Though he has been a superintendent for just a year and a half in North Carolina, Watlington has broad experience — from bus driver (Bus 229) and custodian to history teacher, elementary and comprehensive high school principal, chief of schools, and deputy superintendent. He says all those positions have informed the job he assumes today.
“In every role I’ve had, we’ve been able to make significant improvement,” Watlington said. “I have a can-do attitude. I believe in the power of our young people.
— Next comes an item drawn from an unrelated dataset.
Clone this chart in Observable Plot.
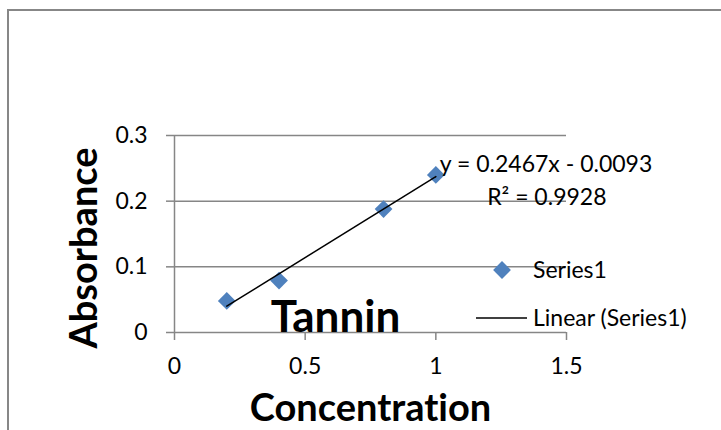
<!DOCTYPE html>
<html>
<head>
<meta charset="utf-8">
<script src="https://cdn.jsdelivr.net/npm/d3@7"></script>
<script src="https://cdn.jsdelivr.net/npm/@observablehq/plot@0.6"></script>
<style>
  html, body { margin: 0; padding: 0; background: #fff; }
  #wrap { position: relative; width: 721px; height: 430px; overflow: hidden; font-family: Lato, sans-serif; }
  #border { position: absolute; left: 7px; top: 9px; width: 800px; height: 500px;
            border-left: 2px solid #878787; border-top: 2px solid #878787; pointer-events: none; }
  #chart { position: absolute; left: 0; top: 0; }
  #legend { position: absolute; left: 0; top: 0; pointer-events: none; }
  svg text { font-variant-ligatures: none; }
</style>
</head>
<body>
<div id="wrap">
  <div id="border"></div>
  <div id="chart"></div>
  <svg id="legend" width="721" height="430"></svg>
</div>
<script>
// ---- data ----
const concentration = [0.2, 0.4, 0.8, 1.0];
const absorbance = [0.048, 0.079, 0.188, 0.24];
const xTicks = [0, 0.5, 1, 1.5];
const yTicks = [0, 0.1, 0.2, 0.3];
const chartTitle = "Tannin";
const xLabel = "Concentration";
const yLabel = "Absorbance";
const equationText = "y = 0.2467x - 0.0093";
const rSquaredText = "R² = 0.9928";
const seriesName = "Series1";
const trendName = "Linear (Series1)";

const blue = "#4F81BD";
const gray = "#868686";

const points = concentration.map((c, i) => ({x: c, y: absorbance[i]}));
const lastPoint = [points[points.length - 1]];

const chart = Plot.plot({
  width: 721,
  height: 430,
  marginLeft: 174,
  marginRight: 155,
  marginTop: 135,
  marginBottom: 98,
  style: {fontFamily: "Lato, sans-serif", background: "transparent", overflow: "visible"},
  x: {domain: [0, 1.5]},
  y: {domain: [0, 0.3]},
  marks: [
    Plot.gridY(yTicks, {stroke: gray, strokeOpacity: 1, strokeWidth: 1.5}),
    Plot.ruleX([0], {stroke: gray, strokeWidth: 1.5}),
    Plot.axisY({ticks: yTicks, tickSize: 8, tickPadding: 19, stroke: gray, strokeWidth: 1.5,
      color: "black", fontSize: 23, label: null, tickFormat: d => String(d)}),
    Plot.axisX({ticks: xTicks, tickSize: 8, tickPadding: 17, stroke: gray, strokeWidth: 1.5,
      color: "black", fontSize: 23, label: null, tickFormat: d => String(d)}),
    Plot.text([chartTitle], {frameAnchor: "bottom", textAnchor: "middle", dx: -35, dy: -1, fontSize: 44, fontWeight: "bold", fill: "black"}),
    Plot.dot(points, {x: "x", y: "y", symbol: "diamond2", r: 8, fill: blue, stroke: "none"}),
    Plot.linearRegressionY(points, {x: "x", y: "y", ci: 0, stroke: "black", strokeWidth: 1.5}),
    Plot.text(lastPoint, {x: "x", y: "y", text: () => equationText, textAnchor: "start", dx: 4, dy: -10, fontSize: 23, fill: "black"}),
    Plot.text(lastPoint, {x: "x", y: "y", text: () => rSquaredText, textAnchor: "middle", dx: 111, dy: 23, fontSize: 23, fill: "black"}),
    Plot.text([yLabel], {frameAnchor: "left", textAnchor: "middle", rotate: -90, dx: -90, dy: 14, fontSize: 38, fontWeight: "bold", fill: "black"}),
    Plot.text([xLabel], {frameAnchor: "bottom", textAnchor: "middle", dx: 0, dy: 88, fontSize: 38, fontWeight: "bold", fill: "black"})
  ]
});
document.getElementById("chart").appendChild(chart);

// ---- legend ----
const lg = d3.select("#legend");
lg.append("path").attr("d", d3.symbol(d3.symbolDiamond2, Math.PI * 64)()).attr("transform", "translate(502,270)").attr("fill", blue);
lg.append("text").attr("x", 533).attr("y", 278).attr("font-size", 23).attr("font-family", "Lato, sans-serif").text(seriesName);
lg.append("line").attr("x1", 476).attr("x2", 527).attr("y1", 318).attr("y2", 318).attr("stroke", "black").attr("stroke-width", 1.5);
lg.append("text").attr("x", 533).attr("y", 326).attr("font-size", 23).attr("font-family", "Lato, sans-serif").text(trendName);
</script>
</body>
</html>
I believe in this great city.”
Improving academics and making sure students have equitable opportunities no matter where they live or what school they attend is a daunting task, Watlington said — he likened it to “turning a super tanker in the middle of the Delaware River.” But he said he is not intimidated by the scope of the district and its $3.9 billion budget, its complicated past and unique funding structure. (The school system cannot raise its own funds, but instead relies largely on money allocated by the state and city.)
Watlington, who said he wants Philadelphia to become “the fastest-improving urban district in the United States,” said he’s inspired by the idea that he’s assuming the superintendency in the place where the nation was born.
“I do think that’s pretty symbolic,” Watlington said. “If any urban district can do this, it’s certainly the School District of Philadelphia.”
City and school officials gathered to support Watlington at School District headquarters Thursday morning, promising to support his work.
School board president Joyce Wilkerson said the district is still far from its goals of academic excellence and equity for all of Philadelphia’s students, but “has the utmost faith that Dr. Watlington, with his almost 30 years experience in education, will be able to get this done.”
Watlington is already a resident of Philadelphia — he now lives in Center City. And he’s a fan of cheesesteaks, though he hasn’t settled on a favorite yet. (He has not yet sampled soft pretzels, he said.)
Watlington will be in the stands at Franklin Field this weekend when his youngest, a rising senior at a Guilford County, N.C., public school, runs the 200- and 400-meter dash at the New Balance Nationals.
“I’m going to live vicariously through him,” said Watlington.
And he’s going to rest up. It’s going to be a busy 100 days, the superintendent said, and much is at stake.
“The future economic vitality of the city of Philadelphia is all of our responsibility,” he said. “I want to give the charge — let’s go do this great work together.”